Analoghe considerazioni possono svolgersi quando l’exitus è la morte della vittima, circostanza per la quale si parlerà di “perdita di chances di sopravvivenza”, e che prevede necessariamente il determinarsi di due distinte e non sovrapponibili previsioni liquidative dal danno.
La prima consiste, nel caso di errore medico di fronte alla certezza della sopravvivenza finale in assenza dello stesso, nell’analisi di una concorrenza di cause che tenga conto del principio giuridico delle regolarità causale, e sempre in rispetto della proporzionalità adeguata, che potrebbe determinare l’onere del debitore di risarcire il danno da morte ai congiunti della vittima nella sua interezza.
La seconda, nel caso di incertezza del risultato pure a fronte di un corretto operato dei sanitari, nella applicazione appunto dei criteri di calcolo del danno da perdita di chances.

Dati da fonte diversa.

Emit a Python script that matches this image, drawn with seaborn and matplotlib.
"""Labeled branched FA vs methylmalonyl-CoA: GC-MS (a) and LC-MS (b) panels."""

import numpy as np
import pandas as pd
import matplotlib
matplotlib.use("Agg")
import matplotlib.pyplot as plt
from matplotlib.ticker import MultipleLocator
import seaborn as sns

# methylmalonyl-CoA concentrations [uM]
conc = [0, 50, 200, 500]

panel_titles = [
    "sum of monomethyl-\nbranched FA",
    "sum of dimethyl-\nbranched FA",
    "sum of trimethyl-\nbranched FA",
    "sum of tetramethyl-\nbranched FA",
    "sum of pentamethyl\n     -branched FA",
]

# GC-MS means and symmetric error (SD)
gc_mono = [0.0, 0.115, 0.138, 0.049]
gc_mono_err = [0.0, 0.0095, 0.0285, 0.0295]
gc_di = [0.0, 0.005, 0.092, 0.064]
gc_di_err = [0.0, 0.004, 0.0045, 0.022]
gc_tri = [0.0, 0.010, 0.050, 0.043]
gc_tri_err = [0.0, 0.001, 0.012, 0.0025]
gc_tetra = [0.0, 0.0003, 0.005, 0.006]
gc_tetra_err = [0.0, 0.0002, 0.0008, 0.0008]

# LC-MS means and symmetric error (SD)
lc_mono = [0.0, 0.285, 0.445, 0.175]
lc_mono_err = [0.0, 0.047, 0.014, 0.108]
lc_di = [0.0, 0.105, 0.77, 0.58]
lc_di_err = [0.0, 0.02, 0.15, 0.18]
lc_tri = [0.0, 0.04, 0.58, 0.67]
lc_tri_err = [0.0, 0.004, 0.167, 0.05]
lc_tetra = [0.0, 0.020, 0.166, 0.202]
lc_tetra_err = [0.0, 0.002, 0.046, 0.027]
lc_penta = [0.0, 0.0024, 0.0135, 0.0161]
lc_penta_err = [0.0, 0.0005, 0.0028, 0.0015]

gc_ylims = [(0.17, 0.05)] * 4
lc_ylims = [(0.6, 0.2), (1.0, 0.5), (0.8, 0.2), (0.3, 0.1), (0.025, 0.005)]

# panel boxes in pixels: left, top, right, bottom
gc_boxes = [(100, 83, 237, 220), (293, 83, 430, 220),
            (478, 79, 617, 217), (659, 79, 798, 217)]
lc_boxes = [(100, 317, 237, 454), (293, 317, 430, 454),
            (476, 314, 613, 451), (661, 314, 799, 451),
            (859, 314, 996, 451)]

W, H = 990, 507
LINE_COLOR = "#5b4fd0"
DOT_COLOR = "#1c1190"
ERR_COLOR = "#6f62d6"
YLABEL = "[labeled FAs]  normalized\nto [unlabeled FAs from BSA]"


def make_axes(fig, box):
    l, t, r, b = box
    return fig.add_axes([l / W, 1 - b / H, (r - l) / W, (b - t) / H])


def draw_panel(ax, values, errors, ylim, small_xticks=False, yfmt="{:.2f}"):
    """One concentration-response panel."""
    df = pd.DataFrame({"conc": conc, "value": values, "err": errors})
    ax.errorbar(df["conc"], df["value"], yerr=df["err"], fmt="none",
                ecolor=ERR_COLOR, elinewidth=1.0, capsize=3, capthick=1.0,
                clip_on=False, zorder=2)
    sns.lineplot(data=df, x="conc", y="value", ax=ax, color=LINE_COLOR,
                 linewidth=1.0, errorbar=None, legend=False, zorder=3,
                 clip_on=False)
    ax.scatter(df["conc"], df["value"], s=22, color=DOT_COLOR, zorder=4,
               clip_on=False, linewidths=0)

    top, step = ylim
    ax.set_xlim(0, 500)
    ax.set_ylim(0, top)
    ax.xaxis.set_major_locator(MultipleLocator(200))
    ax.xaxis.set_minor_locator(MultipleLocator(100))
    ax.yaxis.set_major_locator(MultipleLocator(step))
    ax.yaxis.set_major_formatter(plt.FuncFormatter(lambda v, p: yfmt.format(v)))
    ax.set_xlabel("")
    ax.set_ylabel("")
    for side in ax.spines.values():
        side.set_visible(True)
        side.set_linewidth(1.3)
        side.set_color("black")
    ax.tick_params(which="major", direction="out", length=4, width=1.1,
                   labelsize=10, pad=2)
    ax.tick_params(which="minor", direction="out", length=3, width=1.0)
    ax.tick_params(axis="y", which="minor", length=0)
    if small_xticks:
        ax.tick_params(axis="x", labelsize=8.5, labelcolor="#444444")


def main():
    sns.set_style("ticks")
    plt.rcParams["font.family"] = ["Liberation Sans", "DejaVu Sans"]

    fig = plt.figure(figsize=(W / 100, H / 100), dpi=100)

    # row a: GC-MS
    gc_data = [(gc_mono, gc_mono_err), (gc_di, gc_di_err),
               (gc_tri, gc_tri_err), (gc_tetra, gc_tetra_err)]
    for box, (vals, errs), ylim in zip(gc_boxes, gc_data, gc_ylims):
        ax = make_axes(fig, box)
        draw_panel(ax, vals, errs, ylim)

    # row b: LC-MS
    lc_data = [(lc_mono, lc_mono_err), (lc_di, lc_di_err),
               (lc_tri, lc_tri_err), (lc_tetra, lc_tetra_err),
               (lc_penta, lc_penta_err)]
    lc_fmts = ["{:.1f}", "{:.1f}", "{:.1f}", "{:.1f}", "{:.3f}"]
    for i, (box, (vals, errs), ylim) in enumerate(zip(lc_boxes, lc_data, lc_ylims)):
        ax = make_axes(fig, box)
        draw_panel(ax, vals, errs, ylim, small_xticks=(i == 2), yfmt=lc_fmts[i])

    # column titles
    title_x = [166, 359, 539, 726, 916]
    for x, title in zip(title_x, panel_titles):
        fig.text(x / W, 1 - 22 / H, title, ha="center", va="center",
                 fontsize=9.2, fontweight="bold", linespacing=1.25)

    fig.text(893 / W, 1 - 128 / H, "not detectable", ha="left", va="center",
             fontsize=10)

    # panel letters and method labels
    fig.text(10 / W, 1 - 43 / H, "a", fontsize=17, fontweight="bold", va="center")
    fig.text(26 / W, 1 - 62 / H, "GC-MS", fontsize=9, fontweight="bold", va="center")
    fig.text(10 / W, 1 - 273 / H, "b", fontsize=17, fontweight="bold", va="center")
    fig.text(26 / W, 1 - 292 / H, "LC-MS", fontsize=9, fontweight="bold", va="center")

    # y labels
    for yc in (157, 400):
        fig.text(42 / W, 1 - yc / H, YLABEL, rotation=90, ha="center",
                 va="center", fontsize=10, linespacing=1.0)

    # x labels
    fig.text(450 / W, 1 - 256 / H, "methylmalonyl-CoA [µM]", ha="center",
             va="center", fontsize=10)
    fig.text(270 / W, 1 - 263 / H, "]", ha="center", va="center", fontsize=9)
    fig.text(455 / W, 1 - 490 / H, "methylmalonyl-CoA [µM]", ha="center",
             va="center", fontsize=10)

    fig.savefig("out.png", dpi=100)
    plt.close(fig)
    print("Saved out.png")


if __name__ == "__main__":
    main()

La quantificazione del danno da perdita di chances, manifesta tuttavia delle considerevoli difficoltà quando si rappresenta appunto l’incertezza del risultato, atteso che in tali casi l’entità e l’ammontare del danno dovrà essere rapportato alla percentuale della ipotetica possibilità di raggiungimento.
In detti casi, l’approccio della magistratura giudicante si alterna fra valutazioni di ordine equitativo, oppure in guisa all’applicazione quasi matematica dell’abbattimento del coefficiente di riduzione proporzionato alle presuntive percentuali di probabilità di ottenimento del risultato, indicate dalle consulenze medico-legali di ufficio.

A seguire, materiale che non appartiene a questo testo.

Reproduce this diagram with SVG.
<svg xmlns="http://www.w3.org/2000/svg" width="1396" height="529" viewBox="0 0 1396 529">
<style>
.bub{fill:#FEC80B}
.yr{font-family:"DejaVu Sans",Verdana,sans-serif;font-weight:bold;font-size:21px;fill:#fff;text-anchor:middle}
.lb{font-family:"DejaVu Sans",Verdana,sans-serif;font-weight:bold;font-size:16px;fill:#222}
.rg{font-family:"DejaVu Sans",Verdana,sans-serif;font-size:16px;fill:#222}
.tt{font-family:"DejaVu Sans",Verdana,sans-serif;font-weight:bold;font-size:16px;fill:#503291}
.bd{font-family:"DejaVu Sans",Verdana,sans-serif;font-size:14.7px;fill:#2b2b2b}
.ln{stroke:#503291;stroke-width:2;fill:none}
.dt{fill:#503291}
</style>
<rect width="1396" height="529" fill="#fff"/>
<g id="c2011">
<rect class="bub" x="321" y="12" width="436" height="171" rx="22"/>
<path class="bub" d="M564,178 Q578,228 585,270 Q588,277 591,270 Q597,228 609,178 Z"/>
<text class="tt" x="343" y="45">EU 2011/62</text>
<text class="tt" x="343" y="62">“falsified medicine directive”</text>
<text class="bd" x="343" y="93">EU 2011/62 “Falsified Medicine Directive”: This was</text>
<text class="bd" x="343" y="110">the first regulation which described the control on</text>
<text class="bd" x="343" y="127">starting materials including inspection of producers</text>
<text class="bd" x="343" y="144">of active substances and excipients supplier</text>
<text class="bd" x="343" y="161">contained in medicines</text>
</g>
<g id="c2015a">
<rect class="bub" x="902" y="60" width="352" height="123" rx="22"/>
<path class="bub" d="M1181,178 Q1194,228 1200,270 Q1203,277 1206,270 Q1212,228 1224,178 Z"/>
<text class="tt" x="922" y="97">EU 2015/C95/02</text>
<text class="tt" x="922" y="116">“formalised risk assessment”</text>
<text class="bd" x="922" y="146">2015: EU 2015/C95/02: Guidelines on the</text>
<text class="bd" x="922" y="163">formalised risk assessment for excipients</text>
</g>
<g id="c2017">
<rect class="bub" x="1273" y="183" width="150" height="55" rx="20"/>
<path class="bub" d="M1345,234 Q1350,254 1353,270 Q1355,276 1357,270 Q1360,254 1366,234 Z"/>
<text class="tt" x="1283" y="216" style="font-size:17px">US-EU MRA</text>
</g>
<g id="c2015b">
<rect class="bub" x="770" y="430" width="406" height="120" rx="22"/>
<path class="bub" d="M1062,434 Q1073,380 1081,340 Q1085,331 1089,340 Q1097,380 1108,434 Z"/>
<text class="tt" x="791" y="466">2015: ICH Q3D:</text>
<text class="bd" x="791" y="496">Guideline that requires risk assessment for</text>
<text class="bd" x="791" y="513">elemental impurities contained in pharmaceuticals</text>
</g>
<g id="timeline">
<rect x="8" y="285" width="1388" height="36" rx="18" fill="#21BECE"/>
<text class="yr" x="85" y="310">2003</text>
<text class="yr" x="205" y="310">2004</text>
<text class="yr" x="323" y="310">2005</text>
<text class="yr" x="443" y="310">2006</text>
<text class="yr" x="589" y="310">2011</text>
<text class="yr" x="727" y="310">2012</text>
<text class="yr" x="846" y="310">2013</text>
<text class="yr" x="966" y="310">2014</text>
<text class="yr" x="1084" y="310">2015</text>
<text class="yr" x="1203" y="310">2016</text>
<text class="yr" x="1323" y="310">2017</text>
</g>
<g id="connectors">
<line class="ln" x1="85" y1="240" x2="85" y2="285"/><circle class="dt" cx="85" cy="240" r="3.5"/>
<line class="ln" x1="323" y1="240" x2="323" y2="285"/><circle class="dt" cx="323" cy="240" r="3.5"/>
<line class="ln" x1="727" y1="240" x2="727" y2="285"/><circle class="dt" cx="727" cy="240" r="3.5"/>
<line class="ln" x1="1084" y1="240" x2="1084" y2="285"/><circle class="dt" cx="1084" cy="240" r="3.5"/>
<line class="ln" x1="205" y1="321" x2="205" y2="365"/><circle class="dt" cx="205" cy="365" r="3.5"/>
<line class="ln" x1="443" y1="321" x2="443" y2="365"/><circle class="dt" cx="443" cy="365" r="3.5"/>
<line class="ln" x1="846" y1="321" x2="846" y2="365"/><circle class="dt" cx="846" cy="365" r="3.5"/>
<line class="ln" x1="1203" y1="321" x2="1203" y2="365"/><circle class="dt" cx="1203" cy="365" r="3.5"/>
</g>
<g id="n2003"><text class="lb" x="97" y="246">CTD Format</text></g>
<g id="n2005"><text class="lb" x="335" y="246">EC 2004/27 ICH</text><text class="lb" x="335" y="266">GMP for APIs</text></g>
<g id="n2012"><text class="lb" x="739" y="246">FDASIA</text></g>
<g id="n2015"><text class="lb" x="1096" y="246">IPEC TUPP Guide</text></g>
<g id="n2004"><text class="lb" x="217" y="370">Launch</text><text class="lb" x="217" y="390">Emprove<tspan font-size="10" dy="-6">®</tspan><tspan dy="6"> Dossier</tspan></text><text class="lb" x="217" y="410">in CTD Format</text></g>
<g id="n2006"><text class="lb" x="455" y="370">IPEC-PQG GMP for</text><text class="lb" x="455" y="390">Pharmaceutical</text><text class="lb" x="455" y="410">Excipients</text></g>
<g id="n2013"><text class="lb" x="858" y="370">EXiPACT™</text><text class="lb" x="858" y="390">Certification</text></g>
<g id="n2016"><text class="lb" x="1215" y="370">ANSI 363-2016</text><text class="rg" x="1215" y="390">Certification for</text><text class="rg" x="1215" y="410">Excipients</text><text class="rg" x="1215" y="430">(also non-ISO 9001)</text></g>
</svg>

In ogni caso, rileva di fondamentale importanza non confondere le percentuali di abbattimento del coefficiente di riduzione richiamato, con la percentuale probabilistica del “cinquanta per cento più uno”, tipica della disciplina civilistica in ambito di malasanità in generale, principio che afferisce esclusivamente al nesso di causa fra l’errore medico e la assenza di possibilità di raggiugere il risultato.
Pertanto, e al riguardo, è determinante pretendere tale distinguo in primo luogo del medico legale, il quale è tenuto ad affermare in via preliminare e in relazione al nesso eziologico la sostenibilità della risarcibilità di un danno da perdita di chances, evidenziando la probabilità maggioritaria almeno al cinquantuno per cento che qualora i sanitari avessero operato correttamente vi erano delle possibilità di buon esito, e successivamente ad indicare le percentuali residue ipotetiche di raggiungimento ed ottenimento dello stesso.
In difetto di tale indicazione di percentuale residua, una volta affermata la sussistenza del nesso di causa, l’unico approccio sostenibile nel contesto della trattativa per il risarcimento del danno, consisterebbe nella richiesta di una liquidazione piena, che non tenga conto delle proporzioni di chances perdute e che si riferisca alla valorizzazione economica pura del risultato mancato, tesi minoritaria molto più vicina alla perdita di chances in ambito di danno patrimoniale, e in ogni caso sostenuta da alcuni in dottrina.
Tuttavia, è da evidenziare che la realtà e la frequenza del “metodo” utilizzato per la quantificazione in questi casi in ambito di danno non patrimoniale, vede quasi sempre, se si vuole addivenire a soluzioni transattive, l’applicazione dei criteri di abbattimento del coefficiente, e pertanto si suggerisce di esigere sempre tale indicatore di percentuale dal proprio medico legale.